The State of Tripura was one of the ancient princely states of India. According to the Rajmala (the Chronicles of Kings), Tripura was ruled continuously by as many as 184 Tripuri Kings with sovereign and independent status prior to its merger with the Indian Union in 1949, after the death of the last ruling King, Bir Bikram Kishore Debbarman. His successor, Kirit Bikram Kishore Deb Barman, was thirteen years old at the time of the merger. King Bir Bikram Kishore Debbarman had died in 1947, after which a Council of Regency was formed to run the administration under the presidency of Queen Kanchan Prava Devi, mother of Kirit Bikram Kishore Deb Barman.

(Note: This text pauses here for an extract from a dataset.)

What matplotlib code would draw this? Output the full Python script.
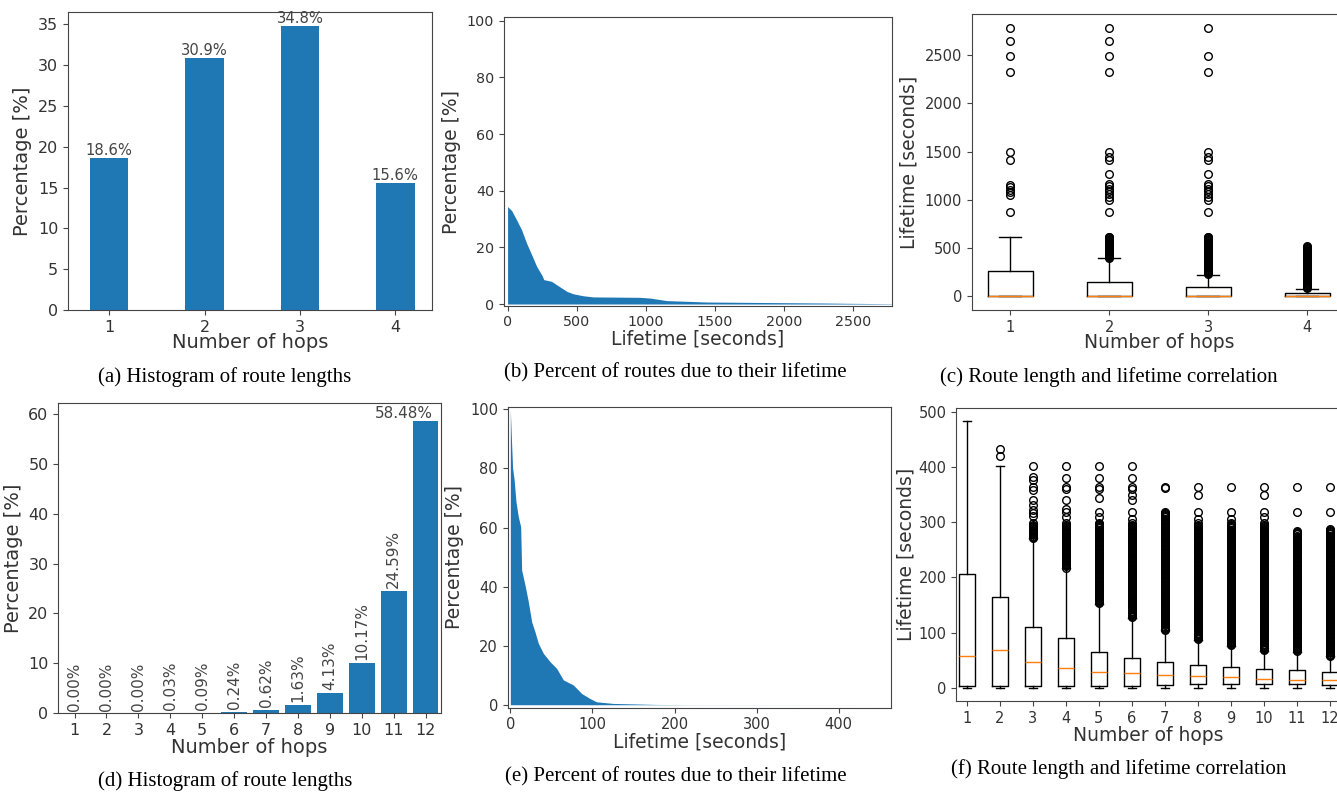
import numpy as np
import matplotlib.pyplot as plt

plt.rcParams['font.family'] = 'DejaVu Sans'
plt.rcParams['axes.edgecolor'] = '#444444'
plt.rcParams['xtick.color'] = '#444444'
plt.rcParams['ytick.color'] = '#444444'
plt.rcParams['xtick.labelcolor'] = '#333333'
plt.rcParams['ytick.labelcolor'] = '#333333'
plt.rcParams['axes.labelcolor'] = '#333333'

# (a) histogram of route lengths
hops_a = [1, 2, 3, 4]
pct_a = [18.6, 30.9, 34.8, 15.6]

# (d) histogram of route lengths
hops_d = list(range(1, 13))
pct_d = [0.00, 0.00, 0.00, 0.03, 0.09, 0.24, 0.62, 1.63, 4.13, 10.17, 24.59, 58.48]

# (b) percent of routes still alive vs lifetime
life_b = [0, 29, 65, 101, 137, 174, 210, 250, 262, 318, 355, 427, 475, 548, 620,
          958, 1030, 1150, 1440, 1922, 2284, 2453, 2742, 2780]
pct_b = [34.4, 33.0, 29.7, 26.2, 21.5, 17.4, 13.3, 10.0, 8.6, 8.0, 6.8, 4.5, 3.6, 2.9, 2.5,
         2.35, 2.1, 1.2, 0.7, 0.5, 0.35, 0.25, 0.12, 0.1]

# (e) percent of routes still alive vs lifetime
life_e = [0, 1.6, 2.8, 4.5, 6.9, 9.7, 12.6, 13.8, 17.9, 21.9, 26, 30, 34.1, 40.2,
          48.3, 56.4, 64.6, 76.7, 86.9, 97, 105, 125, 178, 219, 480]
pct_e = [100, 88, 80, 76.6, 68.7, 63.7, 60.3, 45.6, 40.5, 34.9, 28.1, 24.7, 20.8, 17.4,
         14.6, 12.3, 8.4, 6.7, 3.8, 2.1, 1.0, 0.45, 0.1, 0.03, 0.0]

# (c) box stats per hop count
hops_c = [1, 2, 3, 4]
q1_c = [0, 0, 0, 0]
med_c = [0, 0, 0, 0]
q3_c = [263, 152, 93, 31]
lo_c = [0, 0, 0, 0]
hi_c = [619, 394, 218, 80]
out_c = [[878, 1050, 1080, 1100, 1130, 1155, 1411, 1500, 2330, 2497, 2645, 2787],
         [875, 1000, 1030, 1060, 1090, 1110, 1140, 1160, 1265, 1410, 1450, 1500, 2330, 2497, 2645, 2787],
         [875, 1000, 1030, 1060, 1090, 1110, 1140, 1160, 1265, 1410, 1450, 1500, 2330, 2497, 2787],
         []]
# ranges where outliers are packed solid (lifetimes in whole seconds)
dense_c = [None, (400, 625), (230, 625), (85, 535)]

# (f) box stats per hop count
hops_f = list(range(1, 13))
q1_f = [3, 3, 3, 3, 3, 3, 5, 6, 7, 7, 7, 5.5]
med_f = [57.5, 69, 46, 36, 28, 26, 23, 22, 20, 16, 14, 14]
q3_f = [207, 164, 110, 91, 65, 54.5, 46, 40.5, 37, 33, 31.5, 28]
lo_f = [0] * 12
hi_f = [484, 403, 271, 217, 152, 127, 104, 87, 76, 67, 65, 57]
out_f = [[], [420, 433], [311, 317, 323, 332, 341, 359, 365, 377, 383, 403],
         [310, 318, 325, 340, 360, 365, 380, 403], [310, 318, 345, 360, 365, 380, 403],
         [307, 318, 340, 350, 360, 365, 380, 403], [362, 365], [307, 318, 350, 365],
         [307, 318, 365], [310, 318, 350, 365], [318, 365], [318, 365]]
dense_f = [None, None, (272, 300), (218, 300), (153, 300), (128, 300), (105, 320),
           (88, 300), (77, 300), (68, 300), (66, 285), (58, 290)]

W, H = 1337, 794
fig = plt.figure(figsize=(W / 100, H / 100), dpi=100)


def px_axes(left, top, right, bottom):
    return fig.add_axes([left / W, 1 - bottom / H, (right - left) / W, (bottom - top) / H])


def make_stats(q1, med, q3, lo, hi, outs, dense, step):
    stats = []
    for i in range(len(q1)):
        fl = list(outs[i])
        if dense[i] is not None:
            fl += list(np.arange(dense[i][0], dense[i][1], step))
        stats.append(dict(q1=q1[i], med=med[i], q3=q3[i], whislo=lo[i], whishi=hi[i], fliers=fl))
    return stats


flier_style = dict(marker='o', markerfacecolor='none', markeredgecolor='black',
                   markersize=5.5, markeredgewidth=1)

# ---- (a)
ax = px_axes(68, 11.7, 431.7, 310)
bars = ax.bar(hops_a, pct_a, width=0.4, color='#1f77b4')
ax.bar_label(bars, labels=[f'{v}%' for v in pct_a], fontsize=10.6, color='#444444')
ax.set_xlim(0.57, 4.38)
ax.set_ylim(0, 36.55)
ax.set_xticks(hops_a)
ax.tick_params(labelsize=11.5)
ax.set_xlabel('Number of hops', fontsize=14, labelpad=-1)
ax.set_ylabel('Percentage [%]', fontsize=14)

# ---- (b)
ax = px_axes(504, 17.3, 892, 305.7)
ax.fill_between(life_b, pct_b, color='#1f77b4', lw=0)
ax.set_xlim(-26, 2781)
ax.set_ylim(-0.6, 101.2)
ax.tick_params(labelsize=10.3)
ax.set_xlabel('Lifetime [seconds]', fontsize=13.5, labelpad=0)
ax.set_ylabel('Percentage [%]', fontsize=13.5)

# ---- (c)
ax = px_axes(971.7, 14, 1345.9, 310)
ax.bxp(make_stats(q1_c, med_c, q3_c, lo_c, hi_c, out_c, dense_c, 10),
       positions=hops_c, widths=0.45, flierprops=flier_style,
       medianprops=dict(color='#ff7f0e'))
ax.set_xlim(0.61, 4.39)
ax.set_ylim(-142, 2928)
ax.set_xticks(hops_c, [str(h) for h in hops_c])
ax.tick_params(labelsize=10.5)
ax.set_xlabel('Number of hops', fontsize=13.5, labelpad=-1)
ax.set_ylabel('Lifetime [seconds]', fontsize=13.5)

# ---- (d)
ax = px_axes(58.3, 403.3, 441, 713.3)
ax.bar(hops_d, pct_d, width=0.8, color='#1f77b4')
for h, v in zip(hops_d, pct_d):
    if h == hops_d[-1]:
        ax.annotate(f'{v:.2f}%', (h, v), xytext=(-16, 0), textcoords='offset points',
                    ha='center', va='bottom', fontsize=11, color='#444444')
    else:
        ax.annotate(f'{v:.2f}%', (h, v), xytext=(0, 2), textcoords='offset points',
                    ha='center', va='bottom', rotation=90, fontsize=11, color='#444444')
ax.set_xlim(0.49, 12.48)
ax.set_ylim(0, 62.1)
ax.set_xticks(hops_d)
ax.tick_params(labelsize=11.5)
ax.set_xlabel('Number of hops', fontsize=14, labelpad=0)
ax.set_ylabel('Percentage [%]', fontsize=14)

# ---- (e)
ax = px_axes(507.7, 406.7, 891.3, 707.7)
ax.fill_between(life_e, pct_e, color='#1f77b4', lw=0)
ax.set_xlim(-3.2, 464)
ax.set_ylim(-1.0, 100.9)
ax.tick_params(labelsize=10.5)
ax.set_xlabel('Lifetime [seconds]', fontsize=13.5, labelpad=0)
ax.set_ylabel('Percentage [%]', fontsize=13.5)

# ---- (f)
ax = px_axes(956.3, 408.3, 1340.4, 701)
ax.bxp(make_stats(q1_f, med_f, q3_f, lo_f, hi_f, out_f, dense_f, 2),
       positions=hops_f, widths=0.5, flierprops=flier_style,
       medianprops=dict(color='#ff7f0e'))
ax.set_xlim(0.68, 12.32)
ax.set_ylim(-24.2, 507)
ax.set_xticks(hops_f, [str(h) for h in hops_f])
ax.tick_params(labelsize=10.5)
ax.set_xlabel('Number of hops', fontsize=13.5, labelpad=0)
ax.set_ylabel('Lifetime [seconds]', fontsize=13.5, labelpad=2)

# captions
captions = [('(a) Histogram of route lengths', 225, 377),
            ('(b) Percent of routes due to their lifetime', 675, 373),
            ('(c) Route length and lifetime correlation', 1109, 377),
            ('(d) Histogram of route lengths', 225, 781),
            ('(e) Percent of routes due to their lifetime', 676, 777),
            ('(f) Route length and lifetime correlation', 1119, 769)]
for txt, x, y in captions:
    fig.text(x / W, 1 - y / H, txt, ha='center', va='center',
             fontsize=15, family='Liberation Serif', color='black')

fig.savefig('out.png', dpi=100)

Within a few months after the unnatural demise of King Bir Bikram Kishore Debbarman, Tripura faced a great crisis, with threats from internal as well as external forces such as the East Pakistan. Queen Kanchan Prava Devi, as president of the Council of Regency, came under severe pressure to opt to join the Indian Union. On the advice of the Government of India, she dissolved the Council of Regency and became the sole Regent on 12 January 1948. More than a year later, on 9 September 1949, she signed the 'Tripura Merger Agreement', and with effect from 15 October 1949 Tripura became part of Indian Union. It was thereafter administered by the Chief Commissioner as a 'C' Category State.

Text

AGREEMENT made this ninth day of September 1949, between the Governor-General of India and His Highness the Maharaja of Tripura.

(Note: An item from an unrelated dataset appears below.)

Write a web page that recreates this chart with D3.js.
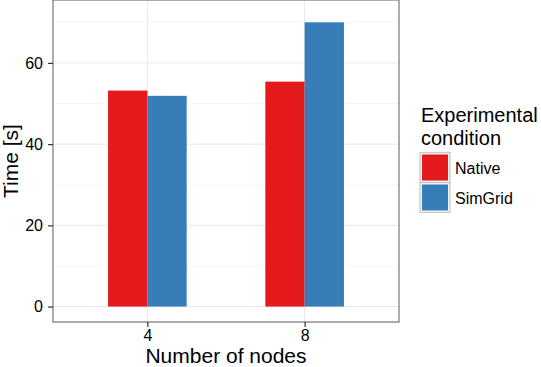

WHEREAS in the best interests of the State of Tripura as well as the Dominion of India it is desirable to provide for the administration of the said State by or under the authority of the Dominion Government:—

It is hereby agreed as follows:—

Article I

The Maharaja of Tripura cedes to the Dominion Government full and exclusive authority, jurisdiction and powers for and in relation to the governance of the State and agrees to transfer the administration of the State to the Dominion Government on the fifteenth day of October 1949 (herineafter referred to as the said day).

Article II

The Maharaja shall with effect from the said day be entitled to receive from revenues of the State annually for his privy purse the sum of Rupees Three lakhs and thirty thousand only [R330,000] free of taxes. This amount is intended to cover all the expenses of the Ruler and his family, including expenses on account of his personal staff, maintenance of his residences, marriages and other ceremonies etc. and will neither be increased nor reduced for any reason whatsoever.
The said sum may be drawn by the Maharaja in four equal installments in advance at the beginning of each quarter from the State Treasury or at such other treasury as may be specified by the Government of India.

Article III

The Maharaja shall be entitled to the full ownership, use and enjoyment of all private properties (as distinct from State properties) belonging to him on the date of this agreement.

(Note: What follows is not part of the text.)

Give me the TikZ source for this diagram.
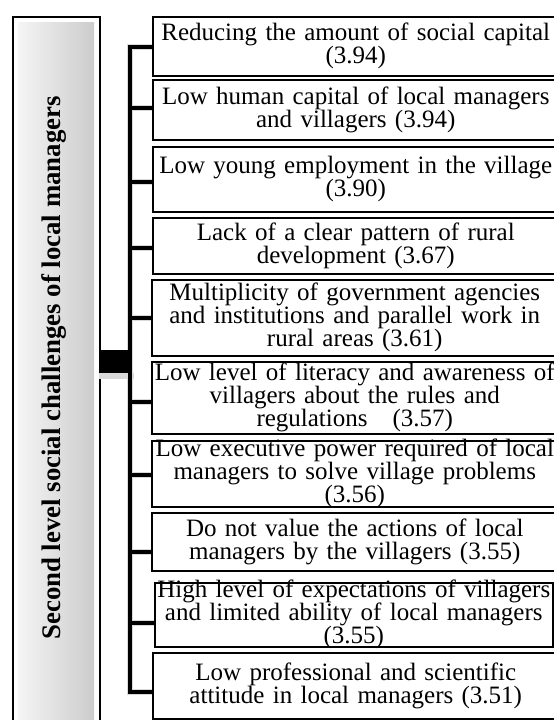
\documentclass[tikz,border=0pt]{standalone}
\usepackage{fontspec}
\setmainfont{Liberation Serif}
\begin{document}
\begin{tikzpicture}[x=1pt,y=-1pt,
  box/.style={draw=black, line width=1.5pt, fill=white, minimum width=406pt,
    inner xsep=0pt, inner ysep=-10pt, text width=400pt, align=center,
    anchor=north west, font=\fontsize{25}{23}\selectfont},
  conn/.style={line width=3.5pt, line cap=rect},
  shadowline/.style={line width=6pt, draw=gray!30, line cap=rect, xshift=2.5pt, yshift=-2.5pt},
  sidebox/.style={draw=black, line width=2pt, minimum width=87pt, minimum height=712pt,
    anchor=north west, inner sep=0pt},
  titletext/.style={rotate=90, font=\fontsize{26.8}{27}\bfseries\selectfont}]
\useasboundingbox (0,0) rectangle (554,720);
\begin{scope}
\clip (0,0) rectangle (554,720);
% left box
\node[sidebox] (side) at (12,16) {};
\shade[left color=gray!8, right color=gray!40] (18,22) rectangle (94,722);
\node[titletext] (title) at (54,368) {Second level social challenges of local managers};
% spine coordinates
\coordinate (t1) at (130,47);
\coordinate (t2) at (130,108);
\coordinate (t3) at (130,182);
\coordinate (t4) at (130,248);
\coordinate (t5) at (130,318);
\coordinate (t6) at (130,402);
\coordinate (t7) at (130,475);
\coordinate (t8) at (130,552);
\coordinate (t9) at (130,623);
\coordinate (t10) at (130,692);
\coordinate (hub) at (131.75,361.5);
% shadows
\draw[shadowline] (t1) -- (t10);
\foreach \i in {1,...,10} {\draw[shadowline] (t\i) -- ++(22,0);}
\fill[gray!30] (99,373) rectangle (134,379);
% boxes
\node[box, minimum height=59pt] (b1) at (152,16) {Reducing the amount of social capital\\(3.94)};
\node[box, minimum height=60pt] (b2) at (152,79) {Low human capital of local managers\\and villagers (3.94)};
\node[box, minimum height=65pt] (b3) at (152,146) {Low young employment in the village\\(3.90)};
\node[box, minimum height=56pt] (b4) at (152,217) {Lack of a clear pattern of rural\\development (3.67)};
\node[box, minimum height=76pt] (b5) at (151,279) {Multiplicity of government agencies\\and institutions and parallel work in\\rural areas (3.61)};
\node[box, minimum height=72pt] (b6) at (151,361) {Low level of literacy and awareness of\\villagers about the rules and\\regulations\ \ \ (3.57)};
\node[box, minimum height=66pt] (b7) at (151,440) {Low executive power required of local\\managers to solve village problems\\(3.56)};
\node[box, minimum height=58pt] (b8) at (151,512) {Do not value the actions of local\\managers by the villagers (3.55)};
\node[box, minimum height=64pt, minimum width=398pt, text width=396pt] (b9) at (154,582) {High level of expectations of villagers\\and limited ability of local managers\\(3.55)};
\node[box, minimum height=66pt] (b10) at (152,652) {Low professional and scientific\\attitude in local managers (3.51)};
% connectors
\draw[conn] (t1) -- (t10);
\foreach \i in {1,...,10} {\draw[conn] (t\i) -- (b\i.west |- t\i);}
\draw[line width=23pt] (side.east |- hub) -- (hub);
\end{scope}
\end{tikzpicture}
\end{document}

The Maharaja will furnish to the Dominion Government, before 10 October 1949, an inventory of all the immovable property, securities and cash balances held by him as such private property.

If any dispute arises as to whether any item of property is the private property of the Maharaja or State property, it shall be referred to a judicial officer qualified to be appointed a High Court judge and the decision of that officer shall be final and binding on both parties.

Article IV

The Maharaja shall be entitled to all the personal rights, privileges, immunities and dignities enjoyed by him as the Ruler of Tripura, whether within or without the State, immediately before 15 August 1947.

Article V

All the members of the Maharaja's family including Her Highness the Rajmata shall be entitled to all the personal privileges and titles enjoyed by them, whether within or without the territories of the State, immediately before the 15th day of August, 1947.

Article VI

The Dominion Government guarantees the succession, according to law and custom, to the Gaddi of the State and to the Maharaja's personal rights, privileges, dignities and titles.

Article VII

No enquiry shall be made by or under the authority of the Government of India and no proceedings shall lie in any Court of Tripura against His Highness the Maharaja or Her Highness the Maharani Regent whether in a personal capacity or otherwise in respect of anything done or omitted to be done by them under their authority during the period of Regency administration of the State.

Article VIII

 The Government of India hereby guarantees either the continuance in service of the permanent members of the public services of Tripura on conditions which will be no less advantageous than those on which they were serving before the date on which the administration of Tripura is made over to the Government of India or the payment of reasonable compensation.
 The Government of India further guarantees the continuance of pensions and leaves salaries sanctioned by the Government of His Highness the Maharaja to members of the public services of the State who have retired or proceeded on leave preparatory to retirement before the date on which the Administration of Tripura is made over to the Government of India.

Article IX

Except with the previous sanction of the Government of India no proceedings civil or criminal shall be instituted against any person in respect of any act done or purporting to be done in the execution of his duties as a servant of the State before the day on which the administration is made over to the Government of India.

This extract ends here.